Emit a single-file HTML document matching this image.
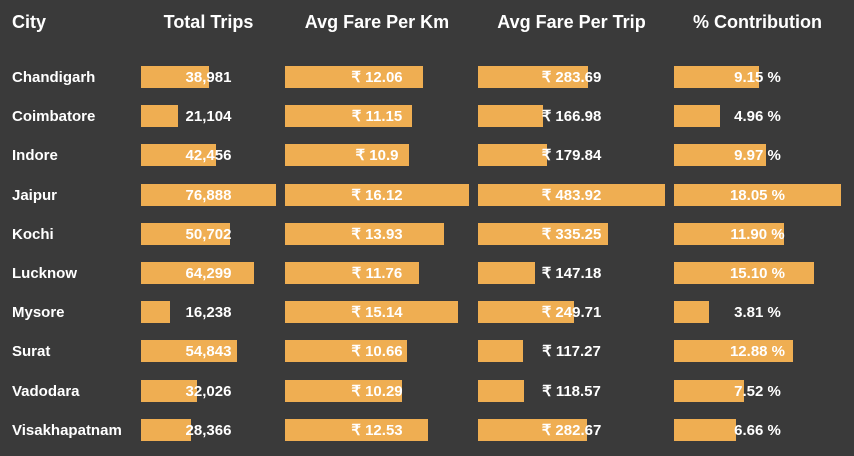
<!DOCTYPE html>
<html><head><meta charset="utf-8"><style>
html,body{margin:0;padding:0;background:#3a3a3a;}
#t{position:relative;width:854px;height:456px;overflow:hidden;font-family:"Liberation Sans",sans-serif;color:#fff;font-weight:bold;}
.h{position:absolute;top:10px;font-size:18px;line-height:24px;white-space:nowrap;}
.c{position:absolute;font-size:15px;line-height:20px;white-space:nowrap;}
.b{position:absolute;height:22px;background:#efae52;}
</style></head><body>
<div id="t">
<div class="h" style="left:12px">City</div>
</div>
<script>
const cities=["Chandigarh","Coimbatore","Indore","Jaipur","Kochi","Lucknow","Mysore","Surat","Vadodara","Visakhapatnam"];
const totalTrips=[38981,21104,42456,76888,50702,64299,16238,54843,32026,28366];
const farePerKm=[12.06,11.15,10.9,16.12,13.93,11.76,15.14,10.66,10.29,12.53];
const farePerTrip=[283.69,166.98,179.84,483.92,335.25,147.18,249.71,117.27,118.57,282.67];
const contribution=[9.15,4.96,9.97,18.05,11.90,15.10,3.81,12.88,7.52,6.66];
const headers=["Total Trips","Avg Fare Per Km","Avg Fare Per Trip","% Contribution"];
const cols=[
 {x:141,w:135,vals:totalTrips,fmt:v=>v.toLocaleString("en-US"),name:"total-trips"},
 {x:285,w:184,vals:farePerKm,fmt:v=>"₹ "+v,name:"fare-per-km"},
 {x:478,w:187,vals:farePerTrip,fmt:v=>"₹ "+v.toFixed(2),name:"fare-per-trip"},
 {x:674,w:167,vals:contribution,fmt:v=>v.toFixed(2)+" %",name:"contribution"}
];
const t=document.getElementById("t");
const rowY=i=>77+i*39.2;
cols.forEach((c,ci)=>{
 const h=document.createElement("div");
 h.className="h";h.textContent=headers[ci];
 h.style.left=c.x+"px";h.style.width=c.w+"px";h.style.textAlign="center";
 
 
 t.appendChild(h);
 const mx=Math.max(...c.vals);
 c.vals.forEach((v,i)=>{
  const b=document.createElement("div");
  b.className="b";b.style.left=c.x+"px";b.style.top=(rowY(i)-11)+"px";
  b.style.width=(v/mx*c.w)+"px";
  
  
  t.appendChild(b);
  const l=document.createElement("div");
  l.className="c";l.textContent=c.fmt(v);
  l.style.left=c.x+"px";l.style.width=c.w+"px";l.style.textAlign="center";l.style.top=(rowY(i)-9)+"px";
  
  
  t.appendChild(l);
 });
});
cities.forEach((n,i)=>{
 const l=document.createElement("div");
 l.className="c";l.textContent=n;l.style.left="12px";l.style.top=(rowY(i)-9)+"px";
 
 
 t.appendChild(l);
});
</script>
</body></html>
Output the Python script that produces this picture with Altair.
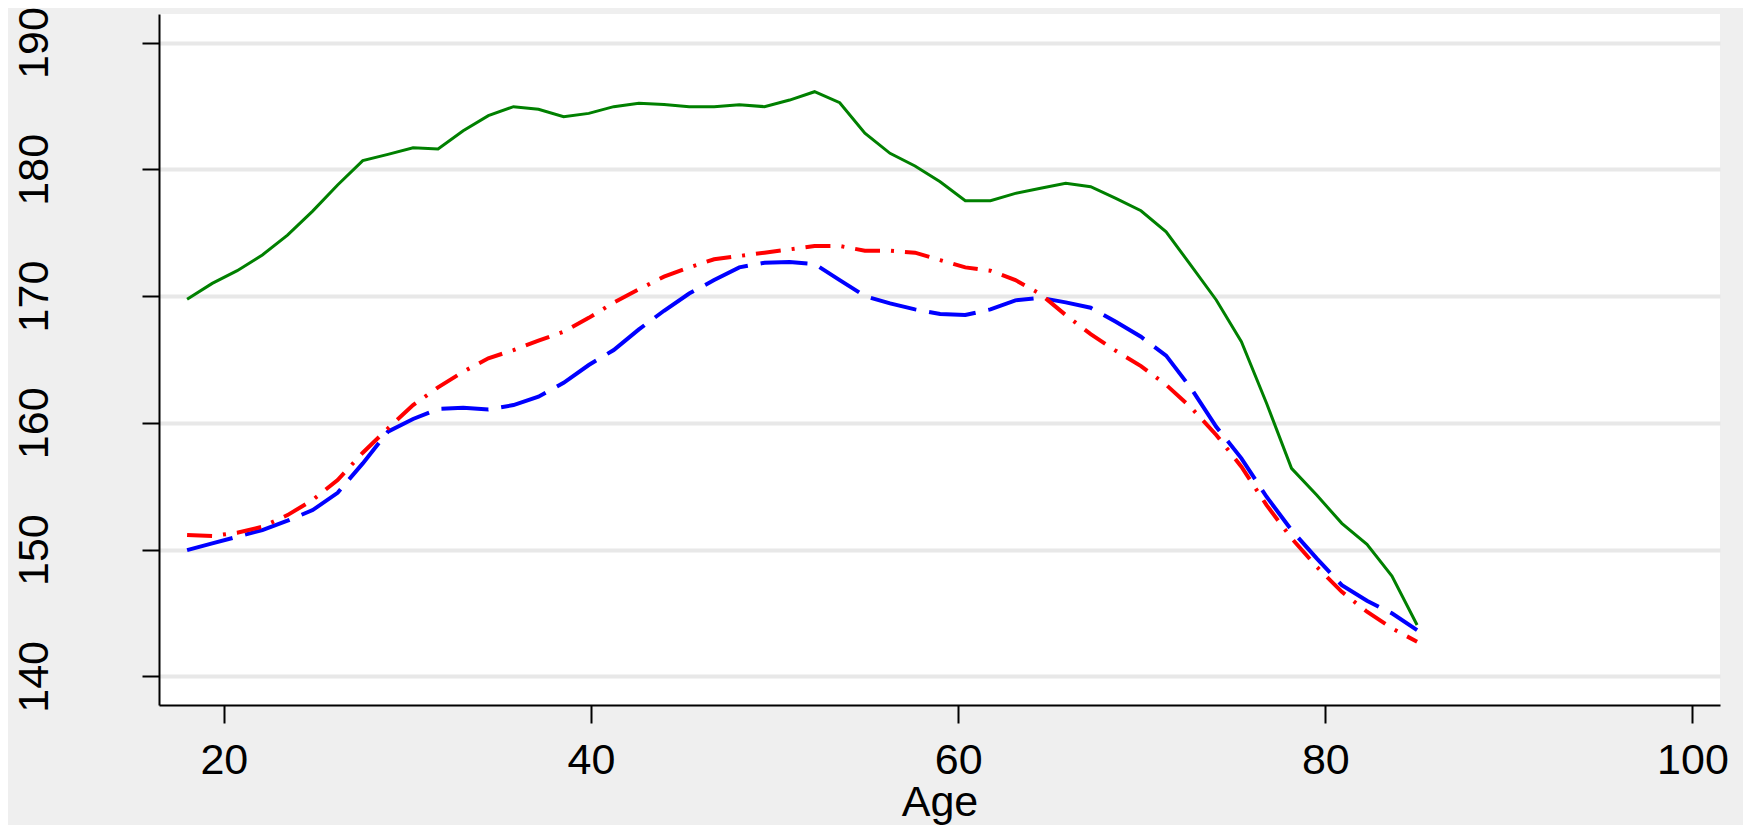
import altair as alt
import pandas as pd

ages = [18.00, 19.37, 20.73, 22.10, 23.47, 24.84, 26.20, 27.57, 28.94, 30.31,
        31.67, 33.04, 34.41, 35.78, 37.14, 38.51, 39.88, 41.24, 42.61, 43.98,
        45.35, 46.71, 48.08, 49.45, 50.82, 52.18, 53.55, 54.92, 56.29, 57.65,
        59.02, 60.39, 61.76, 63.12, 64.49, 65.86, 67.22, 68.59, 69.96, 71.33,
        72.69, 74.06, 75.43, 76.80, 78.16, 79.53, 80.90, 82.27, 83.63, 85.00]

green_vals = [169.74, 171.0, 172.0, 173.24, 174.8, 176.7, 178.76, 180.68, 181.18, 181.7,
              181.6, 183.04, 184.23, 184.94, 184.73, 184.15, 184.41, 184.94, 185.2, 185.12,
              184.94, 184.94, 185.1, 184.94, 185.46, 186.12, 185.25, 182.84, 181.26, 180.26,
              179.02, 177.52, 177.52, 178.1, 178.5, 178.89, 178.63, 177.71, 176.73, 175.07,
              172.4, 169.69, 166.4, 161.54, 156.41, 154.3, 152.07, 150.41, 147.91, 144.05]

red_vals = [151.15, 151.07, 151.33, 151.8, 152.72, 153.91, 155.49, 157.64, 159.56, 161.4,
            162.8, 164.03, 165.09, 165.74, 166.48, 167.19, 168.28, 169.49, 170.53, 171.53,
            172.26, 172.9, 173.16, 173.42, 173.68, 173.95, 173.95, 173.58, 173.58, 173.42,
            172.84, 172.26, 172.0, 171.26, 170.15, 168.5, 167.0, 165.68, 164.47, 163.0,
            161.2, 159.04, 156.54, 153.51, 150.89, 148.65, 146.67, 145.1, 143.79, 142.73]

blue_vals = [149.96, 150.49, 151.01, 151.54, 152.28, 153.12, 154.48, 156.8, 159.3, 160.3,
             161.09, 161.19, 161.06, 161.4, 162.06, 163.16, 164.56, 165.74, 167.37, 168.84,
             170.2, 171.26, 172.26, 172.63, 172.68, 172.53, 171.26, 170.0, 169.42, 168.95,
             168.58, 168.5, 168.95, 169.66, 169.86, 169.5, 169.08, 167.97, 166.79, 165.3,
             162.72, 159.69, 157.2, 154.17, 151.54, 149.31, 147.2, 145.96, 144.97, 143.65]

y_ticks = [140, 150, 160, 170, 180, 190]
x_ticks = [20, 40, 60, 80, 100]

FONT = "Liberation Sans"

df = pd.DataFrame({
    "Age": ages * 3,
    "value": green_vals + red_vals + blue_vals,
    "series": ["green"] * 50 + ["red"] * 50 + ["blue"] * 50,
})

x_enc = alt.X(
    "Age:Q",
    scale=alt.Scale(domain=[16.47, 101.5], nice=False, zero=False),
    axis=alt.Axis(
        values=x_ticks, title="Age", grid=False,
        domainColor="black", domainWidth=2,
        tickColor="black", tickWidth=2, tickSize=18,
        labelFont=FONT, labelFontSize=43, labelColor="black", labelPadding=16,
        labelFlush=False,
        titleFont=FONT, titleFontSize=43, titleFontWeight="normal", titleColor="black",
        titleY=110, titleBaseline="alphabetic",
    ),
)
y_enc = alt.Y(
    "value:Q",
    scale=alt.Scale(domain=[137.74, 192.25], nice=False, zero=False),
    axis=alt.Axis(
        values=y_ticks, title=None, grid=True,
        gridColor="#e8e8e8", gridWidth=4,
        domainColor="black", domainWidth=2,
        tickColor="black", tickWidth=2, tickSize=17,
        labelFont=FONT, labelFontSize=43, labelColor="black",
        labelAngle=270, labelAlign="center", labelBaseline="alphabetic",
        labelPadding=95, labelFlush=False,
    ),
)

base = alt.Chart(df)

green = base.transform_filter(alt.datum.series == "green").mark_line(
    color="#008000", strokeWidth=3
).encode(x=x_enc, y=y_enc, order="Age:Q")

blue = base.transform_filter(alt.datum.series == "blue").mark_line(
    color="#0000ff", strokeWidth=4, strokeDash=[47, 13]
).encode(x=x_enc, y=y_enc, order="Age:Q")

red = base.transform_filter(alt.datum.series == "red").mark_line(
    color="#ff0000", strokeWidth=4, strokeDash=[25, 11, 3, 11]
).encode(x=x_enc, y=y_enc, order="Age:Q")

chart = alt.layer(green, blue, red).properties(
    width=1561,
    height=691,
    autosize=alt.AutoSizeParams(type="none"),
    padding={"left": 151, "top": 6, "right": 23, "bottom": 120},
    background="#efefef",
).configure_view(
    fill="white", strokeWidth=0
)

chart.save("out.html", embed_options={"renderer": "svg", "actions": False})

● ● ● ● ●

→ **Job**
Your job is to reproduce the lines from the one with "Output the Python" through the one with "150.41, 147.91, 144.05]", both kept, exactly as they are. Leave out the pictures.

→ **Answer to the problem**
Output the Python script that produces this picture with Altair.
import altair as alt
import pandas as pd

ages = [18.00, 19.37, 20.73, 22.10, 23.47, 24.84, 26.20, 27.57, 28.94, 30.31,
        31.67, 33.04, 34.41, 35.78, 37.14, 38.51, 39.88, 41.24, 42.61, 43.98,
        45.35, 46.71, 48.08, 49.45, 50.82, 52.18, 53.55, 54.92, 56.29, 57.65,
        59.02, 60.39, 61.76, 63.12, 64.49, 65.86, 67.22, 68.59, 69.96, 71.33,
        72.69, 74.06, 75.43, 76.80, 78.16, 79.53, 80.90, 82.27, 83.63, 85.00]

green_vals = [169.74, 171.0, 172.0, 173.24, 174.8, 176.7, 178.76, 180.68, 181.18, 181.7,
              181.6, 183.04, 184.23, 184.94, 184.73, 184.15, 184.41, 184.94, 185.2, 185.12,
              184.94, 184.94, 185.1, 184.94, 185.46, 186.12, 185.25, 182.84, 181.26, 180.26,
              179.02, 177.52, 177.52, 178.1, 178.5, 178.89, 178.63, 177.71, 176.73, 175.07,
              172.4, 169.69, 166.4, 161.54, 156.41, 154.3, 152.07, 150.41, 147.91, 144.05]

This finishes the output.